- _Problem description_: From the listing below, pull out all lines with "drawn" in them.

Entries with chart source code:
○ ○ ○ ○

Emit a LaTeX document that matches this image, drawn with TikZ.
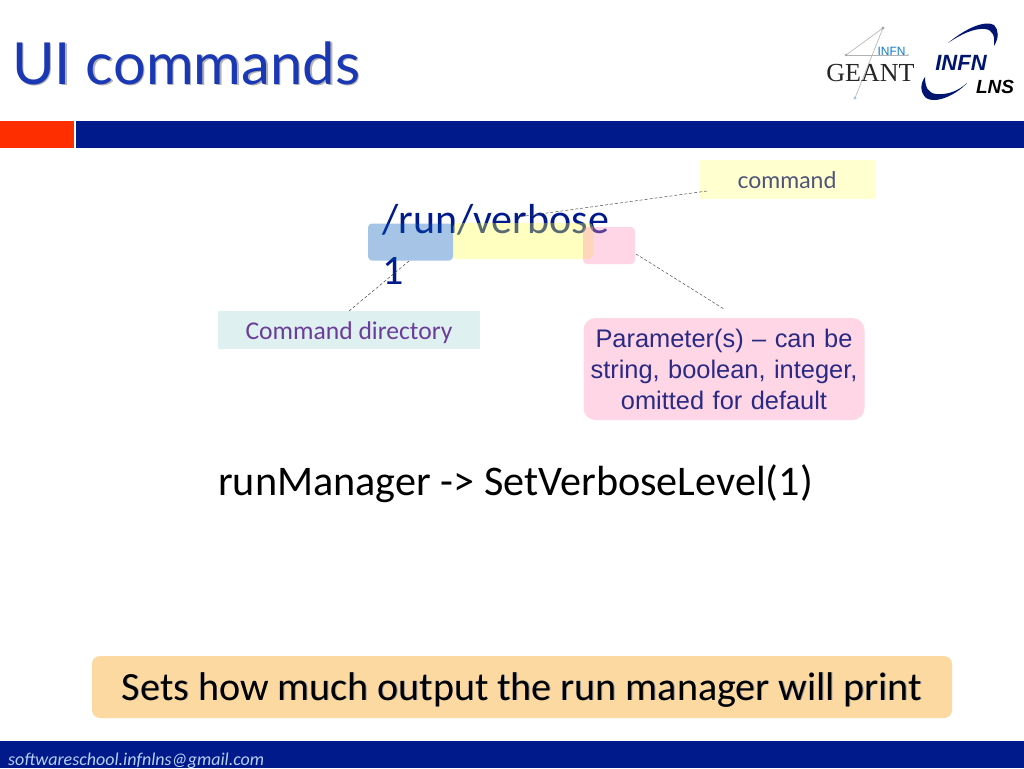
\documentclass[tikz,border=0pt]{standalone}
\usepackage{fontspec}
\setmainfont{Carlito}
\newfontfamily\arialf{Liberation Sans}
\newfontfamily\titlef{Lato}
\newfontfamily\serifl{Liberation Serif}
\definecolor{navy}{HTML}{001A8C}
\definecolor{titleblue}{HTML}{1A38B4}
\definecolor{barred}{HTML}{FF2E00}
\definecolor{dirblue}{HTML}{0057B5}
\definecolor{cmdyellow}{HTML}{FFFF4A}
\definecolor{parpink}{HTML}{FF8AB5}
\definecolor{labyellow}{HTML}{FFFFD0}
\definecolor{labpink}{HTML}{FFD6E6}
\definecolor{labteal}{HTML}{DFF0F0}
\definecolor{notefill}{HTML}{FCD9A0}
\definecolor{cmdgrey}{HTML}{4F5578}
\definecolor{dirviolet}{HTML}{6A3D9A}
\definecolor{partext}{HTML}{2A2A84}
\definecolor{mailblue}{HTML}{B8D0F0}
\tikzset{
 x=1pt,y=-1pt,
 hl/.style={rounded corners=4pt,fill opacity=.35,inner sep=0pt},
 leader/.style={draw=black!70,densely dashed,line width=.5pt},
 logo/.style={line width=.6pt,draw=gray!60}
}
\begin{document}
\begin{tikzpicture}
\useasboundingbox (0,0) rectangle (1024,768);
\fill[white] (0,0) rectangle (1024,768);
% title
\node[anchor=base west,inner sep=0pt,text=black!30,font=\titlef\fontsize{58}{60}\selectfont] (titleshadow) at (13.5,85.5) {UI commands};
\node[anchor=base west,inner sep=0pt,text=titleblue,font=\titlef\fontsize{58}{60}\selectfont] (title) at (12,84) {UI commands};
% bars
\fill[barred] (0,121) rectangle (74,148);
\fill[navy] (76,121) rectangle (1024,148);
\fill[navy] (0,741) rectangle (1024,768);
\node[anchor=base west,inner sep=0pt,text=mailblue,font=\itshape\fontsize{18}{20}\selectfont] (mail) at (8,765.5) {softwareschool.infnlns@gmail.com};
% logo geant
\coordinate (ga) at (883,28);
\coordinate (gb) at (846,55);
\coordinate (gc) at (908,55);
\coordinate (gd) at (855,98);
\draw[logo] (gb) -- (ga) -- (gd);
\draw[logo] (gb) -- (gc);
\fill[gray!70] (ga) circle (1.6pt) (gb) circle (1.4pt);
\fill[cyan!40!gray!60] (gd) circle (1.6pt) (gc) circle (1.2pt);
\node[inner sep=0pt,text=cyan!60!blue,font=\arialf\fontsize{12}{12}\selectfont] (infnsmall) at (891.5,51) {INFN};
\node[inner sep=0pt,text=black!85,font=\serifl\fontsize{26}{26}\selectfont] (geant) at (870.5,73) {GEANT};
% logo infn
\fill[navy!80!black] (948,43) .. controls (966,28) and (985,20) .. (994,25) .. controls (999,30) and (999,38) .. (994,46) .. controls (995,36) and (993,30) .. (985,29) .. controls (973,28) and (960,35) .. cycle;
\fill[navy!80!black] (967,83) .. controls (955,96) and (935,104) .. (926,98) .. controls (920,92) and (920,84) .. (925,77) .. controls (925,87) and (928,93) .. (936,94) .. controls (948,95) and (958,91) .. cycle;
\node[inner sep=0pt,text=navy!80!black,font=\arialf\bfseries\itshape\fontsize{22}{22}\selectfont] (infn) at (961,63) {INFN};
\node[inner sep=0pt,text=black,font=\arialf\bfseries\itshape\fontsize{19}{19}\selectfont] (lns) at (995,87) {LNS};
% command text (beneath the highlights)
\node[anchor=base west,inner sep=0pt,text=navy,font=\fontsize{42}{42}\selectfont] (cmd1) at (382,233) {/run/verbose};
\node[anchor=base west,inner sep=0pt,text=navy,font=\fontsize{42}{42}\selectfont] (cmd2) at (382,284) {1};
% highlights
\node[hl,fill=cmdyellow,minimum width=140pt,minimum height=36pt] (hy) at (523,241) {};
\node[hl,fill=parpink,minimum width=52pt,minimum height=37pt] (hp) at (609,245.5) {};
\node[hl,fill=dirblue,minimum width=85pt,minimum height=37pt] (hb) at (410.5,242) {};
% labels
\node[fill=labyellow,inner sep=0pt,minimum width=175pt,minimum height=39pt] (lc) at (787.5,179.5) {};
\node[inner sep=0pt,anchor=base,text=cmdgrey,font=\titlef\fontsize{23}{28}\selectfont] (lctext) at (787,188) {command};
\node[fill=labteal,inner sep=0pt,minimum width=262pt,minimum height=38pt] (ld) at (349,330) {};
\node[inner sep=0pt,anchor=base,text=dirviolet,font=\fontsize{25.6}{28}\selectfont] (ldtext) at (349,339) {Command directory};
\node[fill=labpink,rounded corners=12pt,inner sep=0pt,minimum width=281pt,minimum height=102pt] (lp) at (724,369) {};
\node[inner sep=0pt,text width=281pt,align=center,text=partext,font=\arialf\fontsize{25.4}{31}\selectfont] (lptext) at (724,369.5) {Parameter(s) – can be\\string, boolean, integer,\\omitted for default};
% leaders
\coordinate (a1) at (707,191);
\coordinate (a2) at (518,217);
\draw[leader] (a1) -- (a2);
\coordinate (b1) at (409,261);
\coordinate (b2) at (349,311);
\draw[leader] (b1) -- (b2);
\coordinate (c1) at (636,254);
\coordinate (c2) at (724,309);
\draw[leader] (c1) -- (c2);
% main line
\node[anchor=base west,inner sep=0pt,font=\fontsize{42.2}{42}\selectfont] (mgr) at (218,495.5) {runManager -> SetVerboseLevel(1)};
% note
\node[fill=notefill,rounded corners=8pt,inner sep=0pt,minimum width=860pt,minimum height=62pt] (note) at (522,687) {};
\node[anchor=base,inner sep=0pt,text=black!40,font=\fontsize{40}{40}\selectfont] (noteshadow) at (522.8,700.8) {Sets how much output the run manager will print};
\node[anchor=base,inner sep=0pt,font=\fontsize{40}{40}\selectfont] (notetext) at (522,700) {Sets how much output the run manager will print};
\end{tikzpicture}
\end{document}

○ ○ ○ ○

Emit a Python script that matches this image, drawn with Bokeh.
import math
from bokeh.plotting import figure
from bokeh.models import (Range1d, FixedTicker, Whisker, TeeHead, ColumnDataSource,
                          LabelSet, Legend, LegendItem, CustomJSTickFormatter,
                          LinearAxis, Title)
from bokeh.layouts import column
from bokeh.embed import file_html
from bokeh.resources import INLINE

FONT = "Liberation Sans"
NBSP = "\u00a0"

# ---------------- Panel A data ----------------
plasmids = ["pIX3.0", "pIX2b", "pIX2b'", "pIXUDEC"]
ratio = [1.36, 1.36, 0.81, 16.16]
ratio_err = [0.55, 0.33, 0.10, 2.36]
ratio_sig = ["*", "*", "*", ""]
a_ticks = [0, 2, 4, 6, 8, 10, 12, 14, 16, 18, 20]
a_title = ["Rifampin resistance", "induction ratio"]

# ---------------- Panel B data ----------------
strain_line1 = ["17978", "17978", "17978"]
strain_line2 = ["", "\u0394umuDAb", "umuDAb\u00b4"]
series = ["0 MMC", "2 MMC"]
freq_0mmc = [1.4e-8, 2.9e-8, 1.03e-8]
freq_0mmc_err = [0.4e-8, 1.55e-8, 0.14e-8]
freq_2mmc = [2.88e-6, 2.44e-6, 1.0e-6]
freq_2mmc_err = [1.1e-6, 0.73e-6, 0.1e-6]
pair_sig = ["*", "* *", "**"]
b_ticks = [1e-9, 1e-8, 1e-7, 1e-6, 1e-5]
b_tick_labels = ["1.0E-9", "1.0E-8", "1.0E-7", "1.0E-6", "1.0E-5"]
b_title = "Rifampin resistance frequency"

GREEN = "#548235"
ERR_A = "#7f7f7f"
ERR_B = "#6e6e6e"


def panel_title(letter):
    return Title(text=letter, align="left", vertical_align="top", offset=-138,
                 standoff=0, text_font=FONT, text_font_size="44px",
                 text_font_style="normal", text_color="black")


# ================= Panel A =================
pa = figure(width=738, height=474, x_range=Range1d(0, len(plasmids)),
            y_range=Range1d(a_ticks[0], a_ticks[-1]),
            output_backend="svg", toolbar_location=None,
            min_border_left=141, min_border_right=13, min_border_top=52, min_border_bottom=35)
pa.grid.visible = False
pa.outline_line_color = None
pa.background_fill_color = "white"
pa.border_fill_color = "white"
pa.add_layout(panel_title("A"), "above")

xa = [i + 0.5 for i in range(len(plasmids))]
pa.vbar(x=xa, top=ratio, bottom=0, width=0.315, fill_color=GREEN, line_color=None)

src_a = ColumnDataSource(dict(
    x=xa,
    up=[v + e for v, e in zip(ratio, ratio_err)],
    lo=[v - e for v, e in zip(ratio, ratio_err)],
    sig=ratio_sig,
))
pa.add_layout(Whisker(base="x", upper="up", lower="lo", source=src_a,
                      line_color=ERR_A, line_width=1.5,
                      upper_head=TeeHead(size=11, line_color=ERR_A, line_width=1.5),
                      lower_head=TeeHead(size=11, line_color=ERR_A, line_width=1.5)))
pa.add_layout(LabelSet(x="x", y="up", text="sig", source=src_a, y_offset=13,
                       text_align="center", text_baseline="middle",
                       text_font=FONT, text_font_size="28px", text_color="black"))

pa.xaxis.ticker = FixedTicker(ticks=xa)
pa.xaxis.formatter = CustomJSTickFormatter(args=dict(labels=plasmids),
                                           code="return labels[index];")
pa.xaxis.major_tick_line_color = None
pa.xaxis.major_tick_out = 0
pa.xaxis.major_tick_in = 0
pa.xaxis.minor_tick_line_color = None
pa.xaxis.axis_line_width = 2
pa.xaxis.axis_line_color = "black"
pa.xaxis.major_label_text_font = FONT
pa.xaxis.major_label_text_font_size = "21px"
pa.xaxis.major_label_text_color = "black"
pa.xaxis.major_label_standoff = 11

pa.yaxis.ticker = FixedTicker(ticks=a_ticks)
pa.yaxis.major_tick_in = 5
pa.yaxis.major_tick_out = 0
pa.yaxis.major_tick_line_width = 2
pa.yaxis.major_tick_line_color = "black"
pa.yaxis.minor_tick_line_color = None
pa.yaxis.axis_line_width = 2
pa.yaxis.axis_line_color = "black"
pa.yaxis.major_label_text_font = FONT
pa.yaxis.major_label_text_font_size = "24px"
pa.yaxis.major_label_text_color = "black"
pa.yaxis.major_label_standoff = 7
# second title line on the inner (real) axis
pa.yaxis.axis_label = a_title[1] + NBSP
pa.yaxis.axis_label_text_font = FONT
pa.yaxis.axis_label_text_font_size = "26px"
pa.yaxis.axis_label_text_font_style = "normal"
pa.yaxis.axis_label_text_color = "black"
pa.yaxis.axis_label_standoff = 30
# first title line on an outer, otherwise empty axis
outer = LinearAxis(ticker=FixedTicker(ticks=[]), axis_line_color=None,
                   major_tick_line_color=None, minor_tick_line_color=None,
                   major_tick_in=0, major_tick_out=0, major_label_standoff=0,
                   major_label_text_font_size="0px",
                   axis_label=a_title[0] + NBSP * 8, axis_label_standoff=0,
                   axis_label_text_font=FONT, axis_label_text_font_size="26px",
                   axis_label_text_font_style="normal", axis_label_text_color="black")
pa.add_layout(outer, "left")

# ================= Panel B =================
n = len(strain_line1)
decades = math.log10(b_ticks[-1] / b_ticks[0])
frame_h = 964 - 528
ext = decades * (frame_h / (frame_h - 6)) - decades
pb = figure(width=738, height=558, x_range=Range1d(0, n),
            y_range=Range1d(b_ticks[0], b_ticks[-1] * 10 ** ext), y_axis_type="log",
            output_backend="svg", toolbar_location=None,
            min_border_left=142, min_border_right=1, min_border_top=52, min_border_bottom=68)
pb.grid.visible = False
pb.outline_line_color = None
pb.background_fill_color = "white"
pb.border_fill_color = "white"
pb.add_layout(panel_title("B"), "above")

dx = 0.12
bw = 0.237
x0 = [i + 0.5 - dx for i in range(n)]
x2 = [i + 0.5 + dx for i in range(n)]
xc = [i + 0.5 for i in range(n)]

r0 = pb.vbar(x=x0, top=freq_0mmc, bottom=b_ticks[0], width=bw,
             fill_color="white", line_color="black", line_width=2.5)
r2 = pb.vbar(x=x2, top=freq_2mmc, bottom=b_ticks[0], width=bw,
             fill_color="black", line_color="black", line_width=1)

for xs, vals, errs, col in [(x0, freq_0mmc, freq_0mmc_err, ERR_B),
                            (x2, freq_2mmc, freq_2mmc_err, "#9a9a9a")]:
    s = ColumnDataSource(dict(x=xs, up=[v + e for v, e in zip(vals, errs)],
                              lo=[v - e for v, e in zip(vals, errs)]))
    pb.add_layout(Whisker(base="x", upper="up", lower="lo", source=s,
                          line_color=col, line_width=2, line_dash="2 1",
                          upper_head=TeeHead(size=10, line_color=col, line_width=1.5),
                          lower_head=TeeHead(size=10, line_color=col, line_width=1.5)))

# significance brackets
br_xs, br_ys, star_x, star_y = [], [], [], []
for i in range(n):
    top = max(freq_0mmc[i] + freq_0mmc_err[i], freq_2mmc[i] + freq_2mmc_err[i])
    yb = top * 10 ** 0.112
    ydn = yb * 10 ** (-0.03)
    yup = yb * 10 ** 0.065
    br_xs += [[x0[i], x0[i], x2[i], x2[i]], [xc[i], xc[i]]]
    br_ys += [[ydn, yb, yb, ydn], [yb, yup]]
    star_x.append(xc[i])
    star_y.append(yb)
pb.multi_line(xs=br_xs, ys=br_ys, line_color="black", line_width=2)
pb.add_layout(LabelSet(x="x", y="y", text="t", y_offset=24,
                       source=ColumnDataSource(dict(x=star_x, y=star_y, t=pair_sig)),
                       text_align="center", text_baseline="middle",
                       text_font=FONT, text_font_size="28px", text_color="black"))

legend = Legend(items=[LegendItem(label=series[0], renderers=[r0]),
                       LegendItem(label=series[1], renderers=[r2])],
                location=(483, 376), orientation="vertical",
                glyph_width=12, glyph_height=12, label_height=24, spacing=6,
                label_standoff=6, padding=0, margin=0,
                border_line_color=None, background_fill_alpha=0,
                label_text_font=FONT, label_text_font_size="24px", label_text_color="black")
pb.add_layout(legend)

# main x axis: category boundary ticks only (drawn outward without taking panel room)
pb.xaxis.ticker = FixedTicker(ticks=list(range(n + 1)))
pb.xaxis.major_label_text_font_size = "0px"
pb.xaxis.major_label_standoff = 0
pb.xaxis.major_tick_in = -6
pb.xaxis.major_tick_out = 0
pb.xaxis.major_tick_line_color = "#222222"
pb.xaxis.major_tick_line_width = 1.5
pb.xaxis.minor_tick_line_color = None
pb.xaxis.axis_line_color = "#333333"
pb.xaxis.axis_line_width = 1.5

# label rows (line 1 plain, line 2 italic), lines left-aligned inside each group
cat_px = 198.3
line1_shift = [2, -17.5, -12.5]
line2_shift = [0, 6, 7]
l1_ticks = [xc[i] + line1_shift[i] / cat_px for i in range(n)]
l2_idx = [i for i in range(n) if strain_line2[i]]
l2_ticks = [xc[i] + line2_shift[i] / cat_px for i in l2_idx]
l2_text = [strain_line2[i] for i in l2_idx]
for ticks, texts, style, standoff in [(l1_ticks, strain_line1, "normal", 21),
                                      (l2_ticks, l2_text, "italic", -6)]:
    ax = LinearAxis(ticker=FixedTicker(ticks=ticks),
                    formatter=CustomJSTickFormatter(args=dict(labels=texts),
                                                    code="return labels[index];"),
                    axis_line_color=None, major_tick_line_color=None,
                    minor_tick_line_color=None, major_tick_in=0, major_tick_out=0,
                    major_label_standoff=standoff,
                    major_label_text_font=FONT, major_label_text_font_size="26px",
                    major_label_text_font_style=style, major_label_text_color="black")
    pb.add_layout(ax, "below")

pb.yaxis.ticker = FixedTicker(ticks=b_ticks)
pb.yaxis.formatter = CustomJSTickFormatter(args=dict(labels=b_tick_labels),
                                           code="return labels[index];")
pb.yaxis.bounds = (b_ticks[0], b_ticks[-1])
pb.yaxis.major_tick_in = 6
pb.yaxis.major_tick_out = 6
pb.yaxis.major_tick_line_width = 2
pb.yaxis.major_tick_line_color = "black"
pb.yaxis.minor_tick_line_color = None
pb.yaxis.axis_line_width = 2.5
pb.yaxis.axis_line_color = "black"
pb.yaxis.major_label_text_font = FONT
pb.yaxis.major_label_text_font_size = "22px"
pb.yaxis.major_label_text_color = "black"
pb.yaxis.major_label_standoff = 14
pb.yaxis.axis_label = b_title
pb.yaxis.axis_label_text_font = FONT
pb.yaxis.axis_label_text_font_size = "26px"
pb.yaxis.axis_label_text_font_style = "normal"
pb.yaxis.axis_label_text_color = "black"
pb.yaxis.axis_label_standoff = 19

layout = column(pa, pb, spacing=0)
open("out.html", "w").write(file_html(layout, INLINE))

○ ○ ○ ○

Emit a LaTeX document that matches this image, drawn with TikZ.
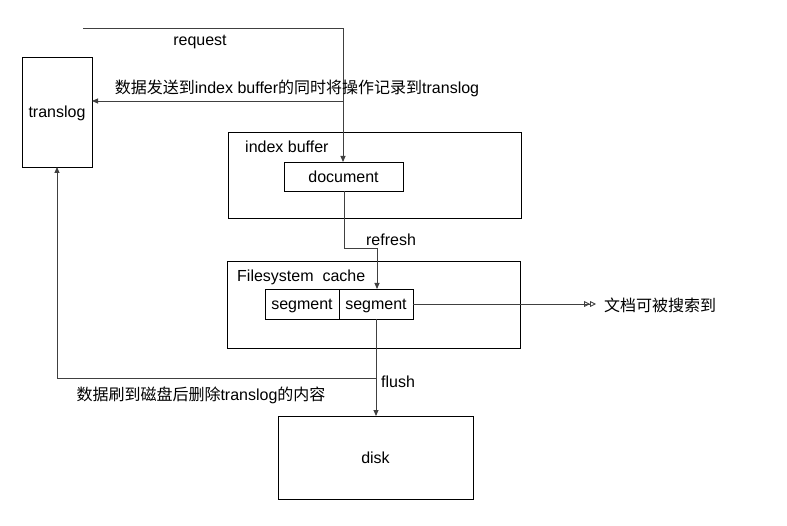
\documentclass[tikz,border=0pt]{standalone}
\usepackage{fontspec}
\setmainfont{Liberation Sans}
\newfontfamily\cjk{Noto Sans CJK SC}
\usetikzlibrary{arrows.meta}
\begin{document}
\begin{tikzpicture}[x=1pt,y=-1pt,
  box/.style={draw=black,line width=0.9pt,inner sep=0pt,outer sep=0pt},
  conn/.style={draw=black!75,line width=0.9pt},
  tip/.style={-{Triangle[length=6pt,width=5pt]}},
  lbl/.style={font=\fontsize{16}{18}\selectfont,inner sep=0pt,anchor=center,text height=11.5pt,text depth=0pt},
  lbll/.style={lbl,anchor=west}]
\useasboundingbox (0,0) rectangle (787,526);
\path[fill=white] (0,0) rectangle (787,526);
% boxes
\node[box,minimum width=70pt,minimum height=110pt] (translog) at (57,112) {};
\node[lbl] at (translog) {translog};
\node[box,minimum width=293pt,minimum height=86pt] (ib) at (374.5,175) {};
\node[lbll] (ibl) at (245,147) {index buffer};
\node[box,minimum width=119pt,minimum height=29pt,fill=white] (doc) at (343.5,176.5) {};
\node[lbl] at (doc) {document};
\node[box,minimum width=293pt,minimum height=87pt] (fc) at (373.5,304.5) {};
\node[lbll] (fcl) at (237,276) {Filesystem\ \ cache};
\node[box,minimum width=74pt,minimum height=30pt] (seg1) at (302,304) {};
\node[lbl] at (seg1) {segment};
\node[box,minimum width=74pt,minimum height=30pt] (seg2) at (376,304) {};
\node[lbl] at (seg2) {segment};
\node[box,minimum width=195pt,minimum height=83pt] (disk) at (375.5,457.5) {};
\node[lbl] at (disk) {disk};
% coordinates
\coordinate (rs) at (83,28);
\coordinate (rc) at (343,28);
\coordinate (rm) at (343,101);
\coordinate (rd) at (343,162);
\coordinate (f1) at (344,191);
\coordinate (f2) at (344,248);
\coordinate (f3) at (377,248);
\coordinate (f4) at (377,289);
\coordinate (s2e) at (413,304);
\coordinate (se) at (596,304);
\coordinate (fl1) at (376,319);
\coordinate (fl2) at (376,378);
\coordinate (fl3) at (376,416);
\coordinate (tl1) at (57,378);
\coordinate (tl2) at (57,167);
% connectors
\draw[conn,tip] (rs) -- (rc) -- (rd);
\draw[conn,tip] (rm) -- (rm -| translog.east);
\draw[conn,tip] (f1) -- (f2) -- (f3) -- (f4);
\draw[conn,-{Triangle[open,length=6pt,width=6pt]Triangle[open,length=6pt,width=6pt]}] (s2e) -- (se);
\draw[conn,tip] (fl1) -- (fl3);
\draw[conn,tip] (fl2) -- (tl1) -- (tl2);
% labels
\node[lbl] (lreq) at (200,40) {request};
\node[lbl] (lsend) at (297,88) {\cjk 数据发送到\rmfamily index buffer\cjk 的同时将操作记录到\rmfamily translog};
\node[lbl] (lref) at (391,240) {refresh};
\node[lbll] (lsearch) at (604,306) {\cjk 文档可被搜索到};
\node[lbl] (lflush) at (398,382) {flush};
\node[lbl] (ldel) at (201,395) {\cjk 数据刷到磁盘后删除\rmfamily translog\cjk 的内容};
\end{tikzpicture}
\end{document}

○ ○ ○ ○

- _Answer to this task_:
Emit a LaTeX document that matches this image, drawn with TikZ.
Emit a Python script that matches this image, drawn with Bokeh.
# main x axis: category boundary ticks only (drawn outward without taking panel room)
Emit a LaTeX document that matches this image, drawn with TikZ.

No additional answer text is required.